— Exercise directions —
Omit all images, then return the remaining material exactly as it stands.

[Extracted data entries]
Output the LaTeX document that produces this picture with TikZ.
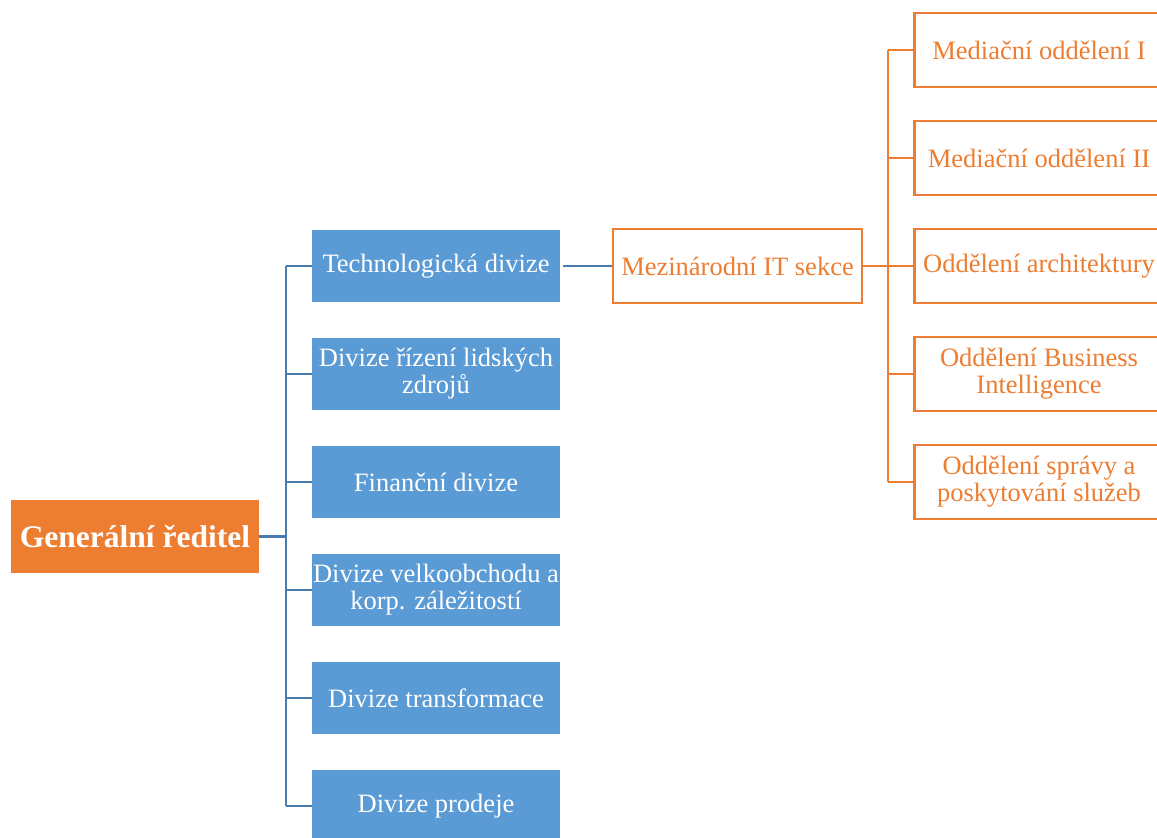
\documentclass[tikz,border=0pt]{standalone}
\usepackage{fontspec}
\setmainfont{Liberation Serif}
\definecolor{orgfill}{RGB}{237,125,49}
\definecolor{bluefill}{RGB}{91,155,213}
\definecolor{blueline}{RGB}{72,124,176}
\begin{document}
\begin{tikzpicture}[x=1pt,y=-1pt,
  rootbox/.style={fill=orgfill,draw=none,minimum width=248pt,minimum height=73pt,
    inner sep=0pt,text=white,font=\fontsize{31.5}{32}\selectfont\bfseries},
  divbox/.style={fill=bluefill,draw=none,minimum width=248pt,minimum height=72pt,
    inner sep=0pt,text=white,align=center,font=\fontsize{26.5}{27}\selectfont},
  secbox/.style={fill=white,draw=orgfill,line width=2.8pt,minimum width=249pt,minimum height=74pt,
    inner sep=0pt,text=orgfill,align=center,font=\fontsize{26.5}{27}\selectfont},
  blink/.style={draw=blueline,line width=2.8pt},
  olink/.style={draw=orgfill,line width=2.8pt}]
\clip (0,0) rectangle (1157,838);
\useasboundingbox (0,0) rectangle (1157,838);

% root
\node[rootbox] (root) at (135,536.5) {Generální ředitel};

% divisions
\node[divbox] (d1) at (436,266) {Technologická divize};
\node[divbox] (d2) at (436,374) {Divize řízení lidských\\zdrojů};
\node[divbox] (d3) at (436,482) {Finanční divize};
\node[divbox] (d4) at (436,590) {Divize velkoobchodu a\\korp. záležitostí};
\node[divbox] (d5) at (436,698) {Divize transformace};
\node[divbox] (d6) at (436,806) {Divize prodeje};

% international IT section
\node[secbox] (it) at (737.5,266) {Mezinárodní IT sekce};

% departments
\node[secbox] (o1) at (1039,50) {Mediační oddělení I};
\node[secbox] (o2) at (1039,158) {Mediační oddělení II};
\node[secbox] (o3) at (1039,266) {Oddělení architektury};
\node[secbox] (o4) at (1039,374) {Oddělení Business\\Intelligence};
\node[secbox] (o5) at (1039,482) {Oddělení správy a\\poskytování služeb};

% blue bus from the root
\coordinate (bb) at (286,536.5);
\draw[blink] (root.east) -- (bb);
\draw[blink] (bb |- d1.west) -- (bb |- d6.west);
\foreach \d in {d1,d2,d3,d4,d5,d6}
  \draw[blink] (bb |- \d.west) -- (\d.west);

% technology division to the IT section
\draw[blink] ([xshift=3pt]d1.east) -- (it.west);

% orange bus from the IT section
\coordinate (ob) at (888,266);
\draw[olink] (it.east) -- (ob);
\draw[olink] (ob |- o1.west) -- (ob |- o5.west);
\foreach \o in {o1,o2,o3,o4,o5}
  \draw[olink] (ob |- \o.west) -- (\o.west);
\end{tikzpicture}
\end{document}
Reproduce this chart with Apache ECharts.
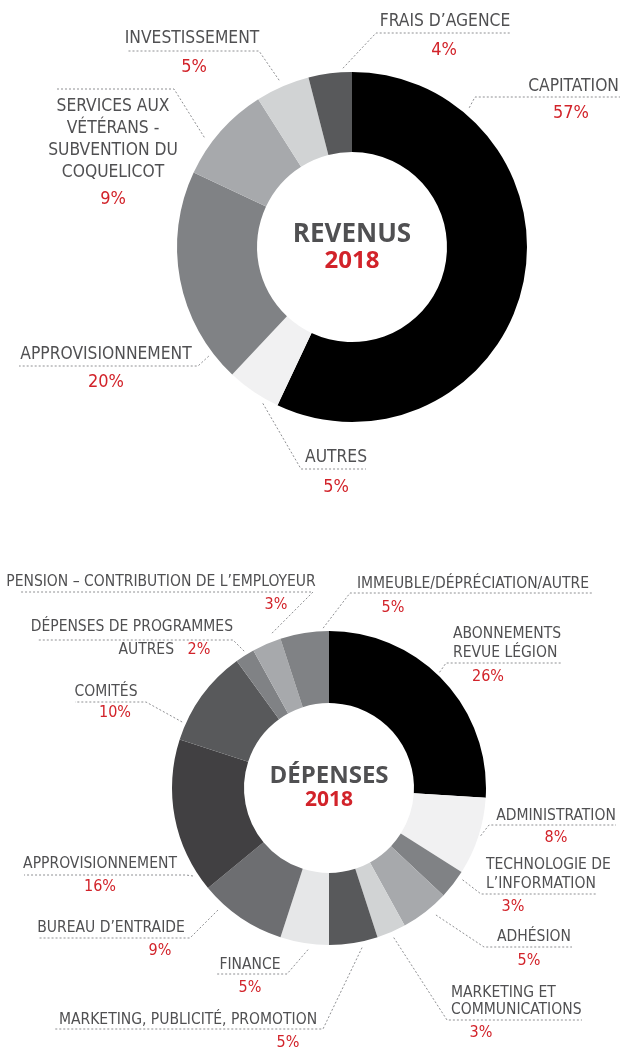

— Output for this exercise —
Output the LaTeX document that produces this picture with TikZ.
\documentclass[tikz,border=0pt]{standalone}
\usepackage{fontspec}
\setmainfont{Liberation Serif}
\definecolor{orgfill}{RGB}{237,125,49}
\definecolor{bluefill}{RGB}{91,155,213}
\definecolor{blueline}{RGB}{72,124,176}
\begin{document}
\begin{tikzpicture}[x=1pt,y=-1pt,
  rootbox/.style={fill=orgfill,draw=none,minimum width=248pt,minimum height=73pt,
    inner sep=0pt,text=white,font=\fontsize{31.5}{32}\selectfont\bfseries},
  divbox/.style={fill=bluefill,draw=none,minimum width=248pt,minimum height=72pt,
    inner sep=0pt,text=white,align=center,font=\fontsize{26.5}{27}\selectfont},
  secbox/.style={fill=white,draw=orgfill,line width=2.8pt,minimum width=249pt,minimum height=74pt,
    inner sep=0pt,text=orgfill,align=center,font=\fontsize{26.5}{27}\selectfont},
  blink/.style={draw=blueline,line width=2.8pt},
  olink/.style={draw=orgfill,line width=2.8pt}]
\clip (0,0) rectangle (1157,838);
\useasboundingbox (0,0) rectangle (1157,838);

% root
\node[rootbox] (root) at (135,536.5) {Generální ředitel};

% divisions
\node[divbox] (d1) at (436,266) {Technologická divize};
\node[divbox] (d2) at (436,374) {Divize řízení lidských\\zdrojů};
\node[divbox] (d3) at (436,482) {Finanční divize};
\node[divbox] (d4) at (436,590) {Divize velkoobchodu a\\korp. záležitostí};
\node[divbox] (d5) at (436,698) {Divize transformace};
\node[divbox] (d6) at (436,806) {Divize prodeje};

% international IT section
\node[secbox] (it) at (737.5,266) {Mezinárodní IT sekce};

% departments
\node[secbox] (o1) at (1039,50) {Mediační oddělení I};
\node[secbox] (o2) at (1039,158) {Mediační oddělení II};
\node[secbox] (o3) at (1039,266) {Oddělení architektury};
\node[secbox] (o4) at (1039,374) {Oddělení Business\\Intelligence};
\node[secbox] (o5) at (1039,482) {Oddělení správy a\\poskytování služeb};

% blue bus from the root
\coordinate (bb) at (286,536.5);
\draw[blink] (root.east) -- (bb);
\draw[blink] (bb |- d1.west) -- (bb |- d6.west);
\foreach \d in {d1,d2,d3,d4,d5,d6}
  \draw[blink] (bb |- \d.west) -- (\d.west);

% technology division to the IT section
\draw[blink] ([xshift=3pt]d1.east) -- (it.west);

% orange bus from the IT section
\coordinate (ob) at (888,266);
\draw[olink] (it.east) -- (ob);
\draw[olink] (ob |- o1.west) -- (ob |- o5.west);
\foreach \o in {o1,o2,o3,o4,o5}
  \draw[olink] (ob |- \o.west) -- (\o.west);
\end{tikzpicture}
\end{document}
Reproduce this chart with Apache ECharts.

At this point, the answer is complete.